Interesting. I hope it helps.


----------



## Purrmaster (Jul 19, 2012)

Pine is deeply aggravating to stain. I've been using the Minwax oil base stains for time now.

Using their wood conditioner does help with blotchiness. But it makes whatever finish you are putting on quite a bit lighter. Basically, the stain seems to "float" on top of the wood conditioner and so the color doesn't penetrate as deeply. But it does help with blotchiness.

One thing you can try is to keep applying coats of stain. Each coat will darken the wood a little more. I notice when I use the wood conditioner I always have to do 2 coats to get the desired color.


----------



## Calzone (May 15, 2012)

A conditioner is nothing more than a varnish or a shellac dilluted to around 6% solids content. When you buy a container of Let's saaay Polyurethane, it is at 30% solids content. If you add one part polyurethane and five parts mineral spirits, you can essentially make your own conditioner! Add six parts instead of five parts mineral spirits, and it becomes slightly more viscous, and less prone to the problems you're having where it doesn't penetrate enough. 

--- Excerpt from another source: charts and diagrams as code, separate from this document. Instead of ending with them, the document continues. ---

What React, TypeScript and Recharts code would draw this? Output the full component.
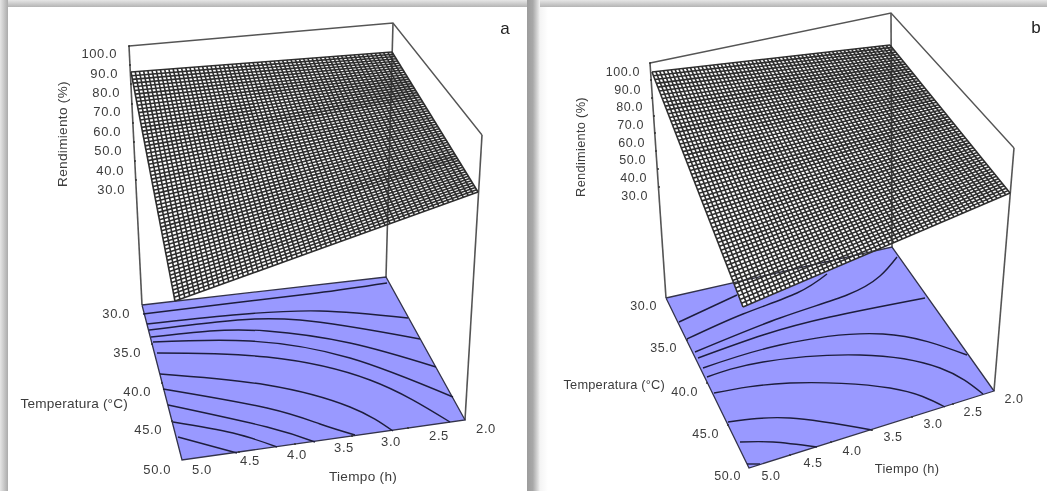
import React from "react";
import { Area, ComposedChart, Line, Scatter, XAxis, YAxis } from "recharts";

const WIDTH = 1047;
const HEIGHT = 491;

type Pt = [number, number];

// chart data is held in picture units: the 3D view is a fixed projection
const boxTopA: Pt[] = [[129, 46], [393, 23], [482, 135]];
const boxVerticalsA: Pt[][] = [
  [[129, 46], [142, 305]],
  [[393, 23], [386, 277]],
  [[482, 135], [465, 420]],
];
const floorA: Pt[] = [[142, 305], [386, 277], [465, 420], [182, 460]];
const surfaceA: Pt[] = [[131, 72], [392, 52], [478, 192], [175, 301]];

const contoursA: Pt[][] = [
  [[143, 314], [233, 303], [317, 293], [387, 283]],
  [[147, 324], [233, 315], [320, 311], [408, 318]],
  [[149, 330], [217, 322], [300, 320], [420, 339]],
  [[151, 337], [210, 331], [267, 331], [350, 343], [436, 367]],
  [[153, 342], [250, 341], [350, 358], [453, 397]],
  [[157, 353], [267, 357], [370, 380], [450, 422]],
  [[160, 374], [267, 385], [350, 407], [393, 431]],
  [[163, 389], [267, 408], [320, 424], [355, 435]],
  [[168, 405], [267, 427], [315, 442]],
  [[173, 422], [233, 433], [277, 447]],
  [[178, 437], [237, 453]],
];

const boxTopB: Pt[] = [[650, 63], [891, 13], [1014, 148]];
const boxVerticalsB: Pt[][] = [
  [[650, 63], [666, 298]],
  [[891, 13], [892, 247]],
  [[1014, 148], [994, 391]],
];
const floorB: Pt[] = [[666, 298], [892, 247], [994, 391], [749, 468]];
const surfaceB: Pt[] = [[652, 72], [890, 45], [1010, 193], [743, 307]];

const contoursB: Pt[][] = [
  [[679, 322], [737, 295]],
  [[687, 339], [743, 314], [797, 293], [827, 274]],
  [[695, 352], [780, 318], [847, 295], [880, 276], [897, 257]],
  [[698, 358], [763, 335], [830, 317], [925, 298]],
  [[703, 368], [780, 345], [883, 334], [967, 355]],
  [[707, 377], [763, 362], [860, 355], [940, 368], [983, 394]],
  [[714, 393], [790, 383], [890, 388], [945, 407]],
  [[728, 422], [790, 418], [872, 430]],
  [[740, 442], [773, 442], [817, 447]],
  [[747, 464], [760, 464]],
];

const zLabels = ["100.0", "90.0", "80.0", "70.0", "60.0", "50.0", "40.0", "30.0"];
const tempLabels = ["30.0", "35.0", "40.0", "45.0", "50.0"];
const timeLabels = ["5.0", "4.5", "4.0", "3.5", "3.0", "2.5", "2.0"];

const zLabelSpotsA: Pt[] = [[117, 53], [118, 73], [120, 92], [121, 111], [121, 131], [122, 150], [124, 170], [125, 189]];
const tempLabelSpotsA: Pt[] = [[130, 313], [141, 352], [151, 391], [162, 429], [171, 469]];
const timeLabelSpotsA: Pt[] = [[202, 469], [250, 460], [297, 454], [344, 447], [391, 441], [439, 435], [486, 428]];

const zLabelSpotsB: Pt[] = [[640, 72], [641, 90], [643, 107], [644, 125], [645, 143], [646, 160], [647, 178], [648, 196]];
const tempLabelSpotsB: Pt[] = [[657, 306], [677, 348], [698, 392], [719, 434], [741, 476]];
const timeLabelSpotsB: Pt[] = [[771, 476], [813, 463], [852, 451], [893, 437], [933, 424], [973, 412], [1014, 399]];

const tickDotsA: Pt[] = [
  [129, 46], [130, 65], [131, 84], [132, 104], [133, 123], [134, 142], [135, 161], [136, 180],
  [152, 344], [162, 383], [172, 421],
  [239, 452], [295, 444], [352, 436], [408, 428],
];
const tickDotsB: Pt[] = [
  [650, 63], [651, 80], [652, 98], [654, 116], [655, 133], [656, 151], [658, 169], [659, 187],
  [687, 340], [707, 383], [728, 425],
  [790, 455], [831, 442], [872, 430], [912, 417], [953, 404],
];

// the wireframe is a regular grid spanned between the surface corners read above,
// the single mesh lines are not read one by one
const MESH_DIVISIONS = 62;

const toRows = (pts: Pt[]) => pts.map(([x, y]) => ({ x, y }));

const mix = (a: Pt, b: Pt, t: number): Pt => [a[0] + (b[0] - a[0]) * t, a[1] + (b[1] - a[1]) * t];

function meshLines([tl, tr, br, bl]: Pt[]): Pt[][] {
  const out: Pt[][] = [];
  for (let i = 0; i <= MESH_DIVISIONS; i++) {
    const t = i / MESH_DIVISIONS;
    out.push([mix(tl, bl, t), mix(tr, br, t)]);
    out.push([mix(tl, tr, t), mix(bl, br, t)]);
  }
  return out;
}

// a polygon as lower/upper bounds at each corner, the form a range Area wants
function polygonBands(poly: Pt[]) {
  const xs = Array.from(new Set(poly.map((p) => p[0]))).sort((a, b) => a - b);
  return xs.map((x) => {
    const ys: number[] = [];
    poly.forEach((p, i) => {
      const q = poly[(i + 1) % poly.length];
      if ((p[0] <= x && x <= q[0]) || (q[0] <= x && x <= p[0])) {
        ys.push(p[0] === q[0] ? p[1] : p[1] + ((q[1] - p[1]) * (x - p[0])) / (q[0] - p[0]));
      }
    });
    return { x, band: [Math.min(...ys), Math.max(...ys)] };
  });
}

const labelRows = (labels: string[], spots: Pt[]) =>
  labels.map((label, i) => ({ x: spots[i][0], y: spots[i][1], label }));

const LABEL_FONT = "'Liberation Sans', Arial, sans-serif";
const TEXT = "#3c3c3c";

const labelShape = (anchor: string, size: number, spacing: number, fill: string, rotate = false) => (p: any) => (
  <text
    x={p.cx}
    y={p.cy}
    textAnchor={anchor as any}
    dominantBaseline="central"
    fontFamily={LABEL_FONT}
    fontSize={size}
    letterSpacing={spacing}
    fill={fill}
    transform={rotate ? `rotate(-90 ${p.cx} ${p.cy})` : undefined}
  >
    {p.payload.label}
  </text>
);

const polyline = (key: string, pts: Pt[], stroke: string, width: number, type: any = "linear") => (
  <Line
    key={key}
    data={toRows(pts)}
    dataKey="y"
    type={type}
    stroke={stroke}
    strokeWidth={width}
    dot={false}
    activeDot={false}
    isAnimationActive={false}
    legendType="none"
  />
);

const polygon = (key: string, poly: Pt[], fill: string) => (
  <Area
    key={key}
    data={polygonBands(poly)}
    dataKey="band"
    type="linear"
    stroke="none"
    fill={fill}
    fillOpacity={1}
    dot={false}
    activeDot={false}
    isAnimationActive={false}
    legendType="none"
  />
);

const labels = (key: string, rows: { x: number; y: number; label: string }[], shape: any) => (
  <Scatter key={key} data={rows} dataKey="y" shape={shape} isAnimationActive={false} legendType="none" />
);

function panel(id: string, p: {
  boxTop: Pt[];
  verticals: Pt[][];
  floor: Pt[];
  surface: Pt[];
  contours: Pt[][];
  ticks: Pt[];
  zSpots: Pt[];
  tempSpots: Pt[];
  timeSpots: Pt[];
  zTitle: Pt;
  tempTitle: Pt;
  timeTitle: Pt;
  letter: string;
  letterAt: Pt;
  tickSize: number;
  titleSize: number;
}) {
  const tick = labelShape("end", p.tickSize, 0.6, TEXT);
  const mid = labelShape("middle", p.tickSize, 0.6, TEXT);
  return [
    polyline(`${id}-top`, p.boxTop, "#555555", 1.4),
    ...p.verticals.map((v, i) => polyline(`${id}-v${i}`, v, "#555555", 1.6)),
    polygon(`${id}-floor`, p.floor, "#9999ff"),
    polyline(`${id}-floor-line`, [...p.floor, p.floor[0]], "#33334a", 1.3),
    ...p.contours.map((c, i) => polyline(`${id}-c${i}`, c, "#1d1d3c", 1.4, "natural")),
    polygon(`${id}-surface`, p.surface, "#ffffff"),
    ...meshLines(p.surface).map((m, i) => polyline(`${id}-m${i}`, m, "#2e2e2e", 1.6)),
    <Scatter
      key={`${id}-ticks`}
      data={toRows(p.ticks)}
      dataKey="y"
      shape={(d: any) => <circle cx={d.cx} cy={d.cy} r={1} fill="#333333" />}
      isAnimationActive={false}
      legendType="none"
    />,
    labels(`${id}-z`, labelRows(zLabels, p.zSpots), tick),
    labels(`${id}-temp`, labelRows(tempLabels, p.tempSpots), tick),
    labels(`${id}-time`, labelRows(timeLabels, p.timeSpots), mid),
    labels(`${id}-zt`, labelRows(["Rendimiento (%)"], [p.zTitle]), labelShape("middle", p.titleSize, 0.3, TEXT, true)),
    labels(`${id}-tt`, labelRows(["Temperatura (°C)"], [p.tempTitle]), labelShape("end", p.titleSize, 0.2, TEXT)),
    labels(`${id}-ht`, labelRows(["Tiempo (h)"], [p.timeTitle]), labelShape("middle", p.titleSize, 0.3, TEXT)),
    labels(`${id}-letter`, labelRows([p.letter], [p.letterAt]), labelShape("middle", 17, 0, "#222222")),
  ];
}

const shade = (style: React.CSSProperties) => <div style={{ position: "absolute", ...style }} />;

export default function App() {
  return (
    <div style={{ position: "absolute", left: 0, top: 0, width: WIDTH, height: HEIGHT, background: "#fff", overflow: "hidden" }}>
      {shade({ left: 0, top: 0, width: WIDTH, height: 7, background: "linear-gradient(#e6e6e6, #b4b4b4)" })}
      {shade({ left: 0, top: 0, width: 8, height: HEIGHT, background: "linear-gradient(90deg, #e6e6e6, #ababab)" })}
      {shade({ left: 527, top: 0, width: 13, height: HEIGHT, background: "linear-gradient(90deg, #9c9c9c 0%, #a8a8a8 45%, #dddddd 85%, #f4f4f4 100%)" })}
      {shade({ left: 540, top: 7, width: 8, height: HEIGHT, background: "linear-gradient(90deg, #f4f4f4, #ffffff)" })}
      <div style={{ position: "absolute", left: 0, top: 0, filter: "blur(0.35px)" }}>
        <ComposedChart width={WIDTH} height={HEIGHT} margin={{ top: 0, right: 0, bottom: 0, left: 0 }}>
          <XAxis type="number" dataKey="x" domain={[0, WIDTH]} hide allowDataOverflow />
          <YAxis type="number" dataKey="y" domain={[0, HEIGHT]} reversed hide allowDataOverflow />
          {panel("a", {
            boxTop: boxTopA,
            verticals: boxVerticalsA,
            floor: floorA,
            surface: surfaceA,
            contours: contoursA,
            ticks: tickDotsA,
            zSpots: zLabelSpotsA,
            tempSpots: tempLabelSpotsA,
            timeSpots: timeLabelSpotsA,
            zTitle: [62, 134],
            tempTitle: [128, 403],
            timeTitle: [363, 476],
            letter: "a",
            letterAt: [505, 28],
            tickSize: 13,
            titleSize: 13.6,
          })}
          {panel("b", {
            boxTop: boxTopB,
            verticals: boxVerticalsB,
            floor: floorB,
            surface: surfaceB,
            contours: contoursB,
            ticks: tickDotsB,
            zSpots: zLabelSpotsB,
            tempSpots: tempLabelSpotsB,
            timeSpots: timeLabelSpotsB,
            zTitle: [580, 147],
            tempTitle: [665, 384],
            timeTitle: [907, 468],
            letter: "b",
            letterAt: [1036, 27],
            tickSize: 12.5,
            titleSize: 12.8,
          })}
        </ComposedChart>
      </div>
    </div>
  );
}
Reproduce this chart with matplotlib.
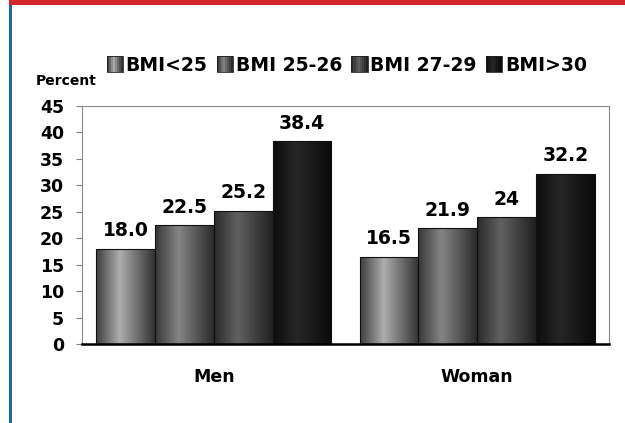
import matplotlib

matplotlib.use("Agg")
import matplotlib.pyplot as plt
import numpy as np
from matplotlib.legend_handler import HandlerBase
from matplotlib.patches import Rectangle

groups = ["Men", "Woman"]
series = ["BMI<25", "BMI 25-26", "BMI 27-29", "BMI>30"]
men_labels = ["18.0", "22.5", "25.2", "38.4"]
woman_labels = ["16.5", "21.9", "24", "32.2"]
yticks = [0, 5, 10, 15, 20, 25, 30, 35, 40, 45]

# cylinder-style shading per series: (edge, highlight, far edge) gray levels
shades = [
    (0.25, 0.68, 0.20),
    (0.22, 0.52, 0.17),
    (0.17, 0.38, 0.13),
    (0.05, 0.15, 0.04),
]

plt.rcParams["font.family"] = "DejaVu Sans"
plt.rcParams["font.weight"] = "bold"


def shade_profile(shade, n=64):
    t = np.linspace(0, 1, n)
    return np.interp(t, [0.0, 0.4, 1.0], shade)


class GradientHandler(HandlerBase):
    def __init__(self, shade):
        super().__init__()
        self.shade = shade

    def create_artists(self, legend, orig_handle, xdescent, ydescent, width, height, fontsize, trans):
        size = height * 1.25
        y0 = -ydescent + (height - size) / 2
        levels = shade_profile(self.shade, 8)
        w = size / len(levels)
        artists = []
        for i, g in enumerate(levels):
            artists.append(Rectangle((-xdescent + i * w, y0), w, size, facecolor=(g, g, g),
                                     edgecolor="none", transform=trans))
        artists.append(Rectangle((-xdescent, y0), size, size, facecolor="none",
                                 edgecolor="#202020", linewidth=0.6, transform=trans))
        return artists


fig = plt.figure(figsize=(6.25, 4.23), dpi=100)
ax = fig.add_axes([0.1312, 0.1868, 0.8432, 0.5626])

x = np.arange(len(groups))
width = 0.223
label_sets = [men_labels, woman_labels]
handles = []
for i, name in enumerate(series):
    texts = [labels[i] for labels in label_sets]
    values = [float(t) for t in texts]
    pos = x + (i - 1.5) * width
    bars = ax.bar(pos, values, width, facecolor="none", edgecolor="#111111", linewidth=0.8,
                  label=name, zorder=3)
    grad = shade_profile(shades[i])[np.newaxis, :]
    for bar, txt in zip(bars, texts):
        bx, by = bar.get_x(), bar.get_y()
        img = ax.imshow(grad, cmap="gray", vmin=0, vmax=1, aspect="auto",
                        extent=(bx, bx + bar.get_width(), by, by + bar.get_height()), zorder=2)
        img.set_clip_path(bar)
        ax.annotate(txt, (bar.get_x() + bar.get_width() / 2, bar.get_height()),
                    xytext=(0, 6), textcoords="offset points", ha="center", va="bottom",
                    fontsize=13.5, fontweight="bold", color="black")
    handles.append(bars)

ax.set_xlim(-0.5, 1.5)
ax.set_ylim(0, 45)
ax.set_yticks(yticks)
ax.set_xticks(x)
ax.set_xticklabels(groups)
ax.tick_params(axis="y", direction="out", length=4, width=0.8, color="#808080",
               labelsize=12.5, pad=9)
ax.tick_params(axis="x", length=0, labelsize=12.5, pad=17)
for side in ("left", "top", "right"):
    ax.spines[side].set_color("#8a8a8a")
    ax.spines[side].set_linewidth(0.8)
ax.spines["bottom"].set_color("black")
ax.spines["bottom"].set_linewidth(1.8)

fig.legend(handles, series, loc="center", bbox_to_anchor=(0.555, 0.846), ncol=4,
           frameon=False, fontsize=13.5, handlelength=0.7, handleheight=0.7,
           handletextpad=0.3, columnspacing=0.5, borderpad=0,
           handler_map={h: GradientHandler(s) for h, s in zip(handles, shades)})

fig.text(0.106, 0.809, "Percent", ha="center", va="center", fontsize=10, fontweight="bold")

# slide frame: red bar across the top, blue rule down the left
fig.patches.append(Rectangle((9 / 625, 1 - 5 / 423), 1, 5 / 423, transform=fig.transFigure,
                             facecolor="#d4262d", edgecolor="none"))
fig.patches.append(Rectangle((9 / 625, 0), 3 / 625, 1 - 5 / 423, transform=fig.transFigure,
                             facecolor="#1b6aa8", edgecolor="none"))

fig.savefig("out.png", dpi=100)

If you were really anal about everything being just right, you wouldn't use pine unless everything else was pine, and if you were doing that, i'd say ammonia fumigation. 

And y'know, read the cans to get a general idea of how long you should leave the stain on the surface. If the stain isn't working or darkening enough, buy a slightly darker stain. Or hell, make your own!
All a stain is is color small enough to fit into the pores of wood diluted in an evaporative vehicle.


----------